Request:
Pictures stay out of this copy, which runs from the first line of the material through the line containing "tick_text = [str(y)".

Data segment:

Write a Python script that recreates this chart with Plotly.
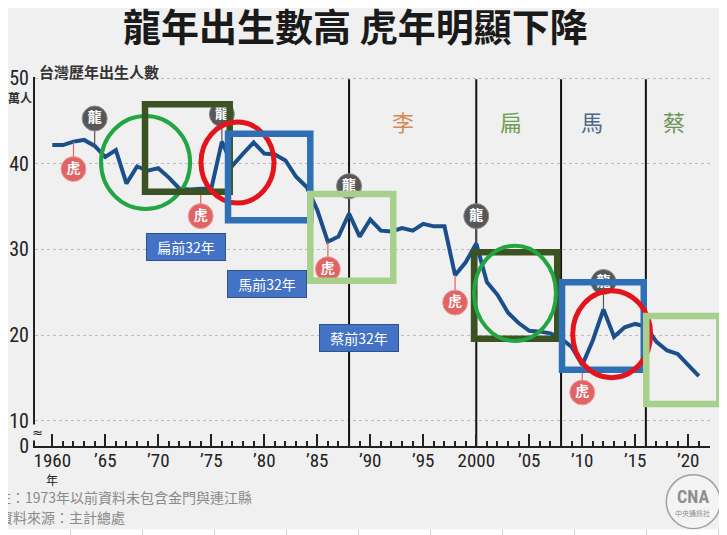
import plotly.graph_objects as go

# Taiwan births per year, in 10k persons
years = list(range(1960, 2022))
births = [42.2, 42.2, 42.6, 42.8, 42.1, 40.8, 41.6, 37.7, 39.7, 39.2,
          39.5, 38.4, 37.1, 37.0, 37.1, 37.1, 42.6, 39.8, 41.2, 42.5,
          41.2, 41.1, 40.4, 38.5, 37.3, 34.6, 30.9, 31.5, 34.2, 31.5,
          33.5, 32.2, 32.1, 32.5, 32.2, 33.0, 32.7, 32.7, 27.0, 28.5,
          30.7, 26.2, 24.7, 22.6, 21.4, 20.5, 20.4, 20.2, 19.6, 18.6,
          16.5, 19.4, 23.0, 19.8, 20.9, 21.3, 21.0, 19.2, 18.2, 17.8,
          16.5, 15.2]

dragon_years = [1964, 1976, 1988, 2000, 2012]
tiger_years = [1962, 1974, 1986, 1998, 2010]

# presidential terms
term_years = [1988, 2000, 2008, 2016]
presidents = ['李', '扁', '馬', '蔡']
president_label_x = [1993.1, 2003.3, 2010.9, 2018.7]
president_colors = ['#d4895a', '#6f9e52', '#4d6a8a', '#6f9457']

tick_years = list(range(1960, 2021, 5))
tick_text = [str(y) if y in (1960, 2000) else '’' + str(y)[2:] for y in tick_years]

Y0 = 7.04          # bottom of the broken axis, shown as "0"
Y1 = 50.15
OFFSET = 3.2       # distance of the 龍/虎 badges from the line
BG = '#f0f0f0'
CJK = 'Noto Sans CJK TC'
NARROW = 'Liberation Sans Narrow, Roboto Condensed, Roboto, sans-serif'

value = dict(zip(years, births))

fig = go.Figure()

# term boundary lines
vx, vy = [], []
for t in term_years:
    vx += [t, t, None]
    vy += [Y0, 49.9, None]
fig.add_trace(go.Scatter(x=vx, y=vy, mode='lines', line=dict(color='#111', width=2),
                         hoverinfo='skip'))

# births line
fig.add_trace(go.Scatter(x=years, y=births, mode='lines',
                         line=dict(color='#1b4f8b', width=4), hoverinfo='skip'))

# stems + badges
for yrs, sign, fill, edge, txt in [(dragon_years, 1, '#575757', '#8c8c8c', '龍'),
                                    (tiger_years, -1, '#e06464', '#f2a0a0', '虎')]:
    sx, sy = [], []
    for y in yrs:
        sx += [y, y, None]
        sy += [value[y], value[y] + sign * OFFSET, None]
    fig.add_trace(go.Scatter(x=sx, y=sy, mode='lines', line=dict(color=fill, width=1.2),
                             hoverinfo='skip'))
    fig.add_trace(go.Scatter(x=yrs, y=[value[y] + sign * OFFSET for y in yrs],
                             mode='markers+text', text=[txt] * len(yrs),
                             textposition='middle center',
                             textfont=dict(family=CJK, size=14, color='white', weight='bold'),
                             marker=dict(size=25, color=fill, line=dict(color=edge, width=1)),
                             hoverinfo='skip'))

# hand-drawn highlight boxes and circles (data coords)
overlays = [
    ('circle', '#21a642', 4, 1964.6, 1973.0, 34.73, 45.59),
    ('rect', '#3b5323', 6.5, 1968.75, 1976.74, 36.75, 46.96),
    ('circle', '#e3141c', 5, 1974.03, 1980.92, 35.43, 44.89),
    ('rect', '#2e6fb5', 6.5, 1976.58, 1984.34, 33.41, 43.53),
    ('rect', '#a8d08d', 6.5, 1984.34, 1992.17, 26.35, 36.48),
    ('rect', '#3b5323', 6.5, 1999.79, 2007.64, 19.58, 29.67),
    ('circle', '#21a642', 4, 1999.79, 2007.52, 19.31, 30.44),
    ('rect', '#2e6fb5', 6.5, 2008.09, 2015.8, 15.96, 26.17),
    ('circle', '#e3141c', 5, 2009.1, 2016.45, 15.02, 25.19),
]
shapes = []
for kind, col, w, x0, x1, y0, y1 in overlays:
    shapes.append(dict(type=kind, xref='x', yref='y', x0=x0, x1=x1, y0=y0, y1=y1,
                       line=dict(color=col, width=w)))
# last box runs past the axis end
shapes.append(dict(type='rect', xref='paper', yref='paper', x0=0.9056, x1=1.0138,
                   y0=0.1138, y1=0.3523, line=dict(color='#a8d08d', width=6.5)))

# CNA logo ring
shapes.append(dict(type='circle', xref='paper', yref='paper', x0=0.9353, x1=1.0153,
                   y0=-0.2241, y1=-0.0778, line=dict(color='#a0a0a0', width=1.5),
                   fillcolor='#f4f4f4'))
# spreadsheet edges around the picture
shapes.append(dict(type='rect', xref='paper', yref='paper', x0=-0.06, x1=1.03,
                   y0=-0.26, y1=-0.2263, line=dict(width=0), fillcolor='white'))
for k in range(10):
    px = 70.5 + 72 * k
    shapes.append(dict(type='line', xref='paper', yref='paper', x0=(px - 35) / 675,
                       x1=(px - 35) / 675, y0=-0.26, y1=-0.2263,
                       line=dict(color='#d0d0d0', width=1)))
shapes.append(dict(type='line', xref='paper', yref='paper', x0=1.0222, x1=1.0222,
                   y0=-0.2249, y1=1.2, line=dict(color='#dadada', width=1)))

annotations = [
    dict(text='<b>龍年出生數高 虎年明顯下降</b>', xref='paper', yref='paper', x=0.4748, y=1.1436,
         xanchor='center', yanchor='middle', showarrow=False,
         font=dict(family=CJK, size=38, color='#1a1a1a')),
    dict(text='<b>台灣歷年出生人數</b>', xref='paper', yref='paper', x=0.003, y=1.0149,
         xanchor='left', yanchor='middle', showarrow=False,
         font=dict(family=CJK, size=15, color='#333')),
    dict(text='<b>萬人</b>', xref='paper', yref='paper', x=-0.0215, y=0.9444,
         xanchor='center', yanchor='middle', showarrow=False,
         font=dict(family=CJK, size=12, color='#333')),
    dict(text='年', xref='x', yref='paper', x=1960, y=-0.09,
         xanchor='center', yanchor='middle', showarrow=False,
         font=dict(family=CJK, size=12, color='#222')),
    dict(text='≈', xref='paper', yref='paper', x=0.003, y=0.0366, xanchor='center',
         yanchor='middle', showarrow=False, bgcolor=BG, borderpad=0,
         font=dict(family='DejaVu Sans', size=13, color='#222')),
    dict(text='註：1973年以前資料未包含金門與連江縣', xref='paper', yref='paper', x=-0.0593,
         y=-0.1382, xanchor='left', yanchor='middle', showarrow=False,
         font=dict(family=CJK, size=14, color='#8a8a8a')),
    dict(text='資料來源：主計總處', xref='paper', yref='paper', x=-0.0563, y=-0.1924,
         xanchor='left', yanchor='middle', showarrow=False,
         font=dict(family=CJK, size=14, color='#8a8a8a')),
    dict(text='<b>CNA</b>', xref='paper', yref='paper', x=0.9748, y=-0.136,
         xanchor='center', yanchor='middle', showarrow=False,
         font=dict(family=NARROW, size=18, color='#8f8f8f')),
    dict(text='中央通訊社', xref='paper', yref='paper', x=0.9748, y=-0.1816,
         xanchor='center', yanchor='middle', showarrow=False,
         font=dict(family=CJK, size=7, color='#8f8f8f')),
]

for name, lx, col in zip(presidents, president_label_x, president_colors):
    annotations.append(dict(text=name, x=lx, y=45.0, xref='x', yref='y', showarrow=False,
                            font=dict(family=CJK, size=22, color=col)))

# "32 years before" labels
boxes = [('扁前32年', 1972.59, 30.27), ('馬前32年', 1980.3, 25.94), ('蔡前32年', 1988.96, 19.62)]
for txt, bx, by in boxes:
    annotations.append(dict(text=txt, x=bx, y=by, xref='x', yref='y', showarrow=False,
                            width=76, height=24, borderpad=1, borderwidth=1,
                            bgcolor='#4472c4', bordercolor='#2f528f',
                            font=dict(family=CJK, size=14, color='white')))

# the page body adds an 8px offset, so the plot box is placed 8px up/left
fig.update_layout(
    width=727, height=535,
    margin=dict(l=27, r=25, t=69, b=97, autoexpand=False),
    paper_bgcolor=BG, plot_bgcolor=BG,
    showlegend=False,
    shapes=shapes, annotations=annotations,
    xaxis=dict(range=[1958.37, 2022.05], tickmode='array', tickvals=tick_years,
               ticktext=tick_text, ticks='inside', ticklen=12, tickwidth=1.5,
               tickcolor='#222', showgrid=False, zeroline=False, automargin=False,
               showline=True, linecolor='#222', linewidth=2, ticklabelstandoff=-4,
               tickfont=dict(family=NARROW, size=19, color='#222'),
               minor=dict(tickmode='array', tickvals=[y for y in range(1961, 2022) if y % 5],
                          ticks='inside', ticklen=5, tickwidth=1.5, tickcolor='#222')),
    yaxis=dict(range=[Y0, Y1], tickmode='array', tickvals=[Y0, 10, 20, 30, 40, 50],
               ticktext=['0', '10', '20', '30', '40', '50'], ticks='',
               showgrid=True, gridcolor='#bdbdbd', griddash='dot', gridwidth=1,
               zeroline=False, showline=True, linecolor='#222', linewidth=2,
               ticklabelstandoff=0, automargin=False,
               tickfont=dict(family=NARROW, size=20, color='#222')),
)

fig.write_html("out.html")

Written response:
Write a Python script that recreates this chart with Plotly.
import plotly.graph_objects as go

# Taiwan births per year, in 10k persons
years = list(range(1960, 2022))
births = [42.2, 42.2, 42.6, 42.8, 42.1, 40.8, 41.6, 37.7, 39.7, 39.2,
          39.5, 38.4, 37.1, 37.0, 37.1, 37.1, 42.6, 39.8, 41.2, 42.5,
          41.2, 41.1, 40.4, 38.5, 37.3, 34.6, 30.9, 31.5, 34.2, 31.5,
          33.5, 32.2, 32.1, 32.5, 32.2, 33.0, 32.7, 32.7, 27.0, 28.5,
          30.7, 26.2, 24.7, 22.6, 21.4, 20.5, 20.4, 20.2, 19.6, 18.6,
          16.5, 19.4, 23.0, 19.8, 20.9, 21.3, 21.0, 19.2, 18.2, 17.8,
          16.5, 15.2]

dragon_years = [1964, 1976, 1988, 2000, 2012]
tiger_years = [1962, 1974, 1986, 1998, 2010]

# presidential terms
term_years = [1988, 2000, 2008, 2016]
presidents = ['李', '扁', '馬', '蔡']
president_label_x = [1993.1, 2003.3, 2010.9, 2018.7]
president_colors = ['#d4895a', '#6f9e52', '#4d6a8a', '#6f9457']

tick_years = list(range(1960, 2021, 5))
tick_text = [str(y) if y in (1960, 2000) else '’' + str(y)[2:] for y in tick_years]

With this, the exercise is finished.